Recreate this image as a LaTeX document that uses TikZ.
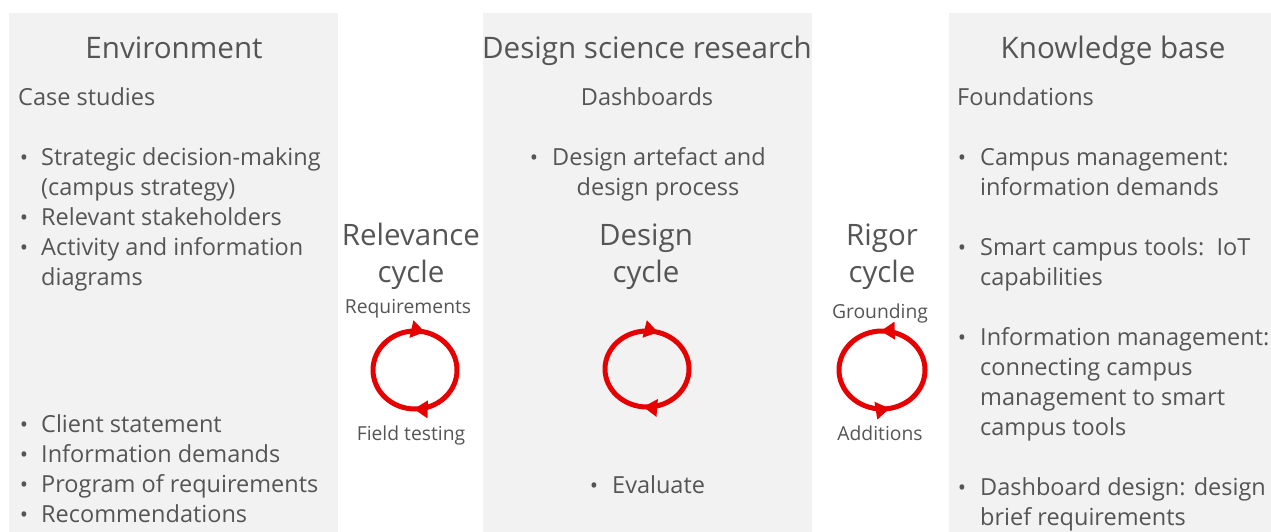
\documentclass[tikz,border=0pt]{standalone}
\usepackage{fontspec}
\setmainfont{Open Sans}
\usetikzlibrary{decorations.markings,arrows.meta}
\definecolor{panelgray}{HTML}{F2F2F2}
\definecolor{textgray}{HTML}{555555}
\definecolor{cyclered}{HTML}{E60000}
\tikzset{
  panel/.style={fill=panelgray, draw=none},
  ttl/.style={font=\fontsize{29.6}{34}\selectfont, text=textgray, inner sep=0pt, anchor=base},
  cyc/.style={font=\fontsize{29.5}{34}\selectfont, text=textgray, inner sep=0pt, anchor=base},
  body/.style={font=\fontsize{23.5}{30}\selectfont, text=textgray, inner sep=0pt, anchor=base west},
  bodyc/.style={font=\fontsize{23.5}{30}\selectfont, text=textgray, inner sep=0pt, anchor=base},
  small/.style={font=\fontsize{19.3}{22}\selectfont, text=textgray, inner sep=0pt, anchor=base},
  bul/.style={font=\fontsize{22}{24}\selectfont, text=textgray, inner sep=0pt, anchor=base},
  ring/.style={draw=cyclered, line width=5pt},
  tipA/.style={arrows={-Triangle[length=15pt,width=17pt]}},
  cw/.style 2 args={ring, postaction={decorate}, decoration={markings,
      mark=at position #1 with {\arrow{Triangle[length=14pt,width=17pt]}},
      mark=at position #2 with {\arrow{Triangle[length=14pt,width=17pt]}}}},
  ccw/.style 2 args={ring, postaction={decorate}, decoration={markings,
      mark=at position #1 with {\arrowreversed{Triangle[length=14pt,width=17pt]}},
      mark=at position #2 with {\arrowreversed{Triangle[length=14pt,width=17pt]}}}},
}
\begin{document}
\begin{tikzpicture}[x=1pt,y=-1pt]
\useasboundingbox (0,0) rectangle (1271,532);
% panels
\fill[panel] (9,13) rectangle (338,532);
\fill[panel] (483,13) rectangle (812,532);
\fill[panel] (949,13) rectangle (1271,532);

% Environment
\node[ttl] (envT) at (174,59) {Environment};
\node[body] (envS) at (18,106) {Case studies};
\node[bul] (eb1) at (24,165) {•};
\node[body] (e1a) at (41,165) {Strategic decision-making};
\node[body] (e1b) at (41,195) {(campus strategy)};
\node[bul] (eb2) at (24,225) {•};
\node[body] (e2) at (41,225) {Relevant stakeholders};
\node[bul] (eb3) at (24,255) {•};
\node[body] (e3a) at (41,255) {Activity and information};
\node[body] (e3b) at (41,285) {diagrams};
\node[bul] (eb4) at (24,432) {•};
\node[body] (e4) at (41,432) {Client statement};
\node[bul] (eb5) at (24,462) {•};
\node[body] (e5) at (41,462) {Information demands};
\node[bul] (eb6) at (24,492) {•};
\node[body] (e6) at (41,492) {Program of requirements};
\node[bul] (eb7) at (24,522) {•};
\node[body] (e7) at (41,522) {Recommendations};

% Design science research
\node[ttl] (dsrT) at (647,59) {Design science research};
\node[bodyc] (dsrS) at (647,106) {Dashboards};
\node[bul] (db1) at (534,165) {•};
\node[bodyc] (d1a) at (659,165) {Design artefact and};
\node[bodyc] (d1b) at (658,195) {design process};
\node[cyc] (dcA) at (646,245) {Design};
\node[cyc] (dcB) at (646,282) {cycle};
\node[bul] (db2) at (594,493) {•};
\node[body] (d2) at (612,493) {Evaluate};

% Relevance cycle
\node[cyc] (rcA) at (411,245) {Relevance};
\node[cyc] (rcB) at (411,282) {cycle};
\node[small] (req) at (408,313) {Requirements};
\node[small] (ft) at (411,440) {Field testing};

% Rigor cycle
\node[cyc] (gcA) at (882,245) {Rigor};
\node[cyc] (gcB) at (882,282) {cycle};
\node[small] (gr) at (880,318) {Grounding};
\node[small] (ad) at (880,440) {Additions};

% Knowledge base
\node[ttl] (kbT) at (1113,59) {Knowledge base};
\node[body] (kbS) at (957,106) {Foundations};
\node[bul] (kb1) at (962,165) {•};
\node[body] (k1a) at (980,165) {Campus management:};
\node[body] (k1b) at (980,195) {information demands};
\node[bul] (kb2) at (962,255) {•};
\node[body] (k2a) at (980,255) {Smart campus tools:\ \ IoT};
\node[body] (k2b) at (980,285) {capabilities};
\node[bul] (kb3) at (962,345) {•};
\node[body] (k3a) at (980,345) {Information management:};
\node[body] (k3b) at (980,375) {connecting campus};
\node[body] (k3c) at (980,405) {management to smart};
\node[body] (k3d) at (980,435) {campus tools};
\node[bul] (kb4) at (962,495) {•};
\node[body] (k4a) at (980,495) {Dashboard design: design};
\node[body] (k4b) at (980,525) {brief requirements};

% cycles
\coordinate (relC) at (415,370);
\coordinate (desC) at (647,369);
\coordinate (rigC) at (882,370);
\draw[cw={0.255}{0.79}] (relC) ++(42,0) arc[start angle=0, end angle=360, x radius=42, y radius=39];
\draw[cw={0.265}{0.795}] (desC) ++(42,0) arc[start angle=0, end angle=360, x radius=42, y radius=38];
\draw[ccw={0.22}{0.745}] (rigC) ++(43,0) arc[start angle=0, end angle=360, x radius=43, y radius=39];
\end{tikzpicture}
\end{document}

- CHALLENGE -
Repeat the listing above from its first line through the line that contains "(949,13) rectangle (1271,532);", both included, and nothing more. Drop the pictures.

- FULL ANSWER -
Recreate this image as a LaTeX document that uses TikZ.
\documentclass[tikz,border=0pt]{standalone}
\usepackage{fontspec}
\setmainfont{Open Sans}
\usetikzlibrary{decorations.markings,arrows.meta}
\definecolor{panelgray}{HTML}{F2F2F2}
\definecolor{textgray}{HTML}{555555}
\definecolor{cyclered}{HTML}{E60000}
\tikzset{
  panel/.style={fill=panelgray, draw=none},
  ttl/.style={font=\fontsize{29.6}{34}\selectfont, text=textgray, inner sep=0pt, anchor=base},
  cyc/.style={font=\fontsize{29.5}{34}\selectfont, text=textgray, inner sep=0pt, anchor=base},
  body/.style={font=\fontsize{23.5}{30}\selectfont, text=textgray, inner sep=0pt, anchor=base west},
  bodyc/.style={font=\fontsize{23.5}{30}\selectfont, text=textgray, inner sep=0pt, anchor=base},
  small/.style={font=\fontsize{19.3}{22}\selectfont, text=textgray, inner sep=0pt, anchor=base},
  bul/.style={font=\fontsize{22}{24}\selectfont, text=textgray, inner sep=0pt, anchor=base},
  ring/.style={draw=cyclered, line width=5pt},
  tipA/.style={arrows={-Triangle[length=15pt,width=17pt]}},
  cw/.style 2 args={ring, postaction={decorate}, decoration={markings,
      mark=at position #1 with {\arrow{Triangle[length=14pt,width=17pt]}},
      mark=at position #2 with {\arrow{Triangle[length=14pt,width=17pt]}}}},
  ccw/.style 2 args={ring, postaction={decorate}, decoration={markings,
      mark=at position #1 with {\arrowreversed{Triangle[length=14pt,width=17pt]}},
      mark=at position #2 with {\arrowreversed{Triangle[length=14pt,width=17pt]}}}},
}
\begin{document}
\begin{tikzpicture}[x=1pt,y=-1pt]
\useasboundingbox (0,0) rectangle (1271,532);
% panels
\fill[panel] (9,13) rectangle (338,532);
\fill[panel] (483,13) rectangle (812,532);
\fill[panel] (949,13) rectangle (1271,532);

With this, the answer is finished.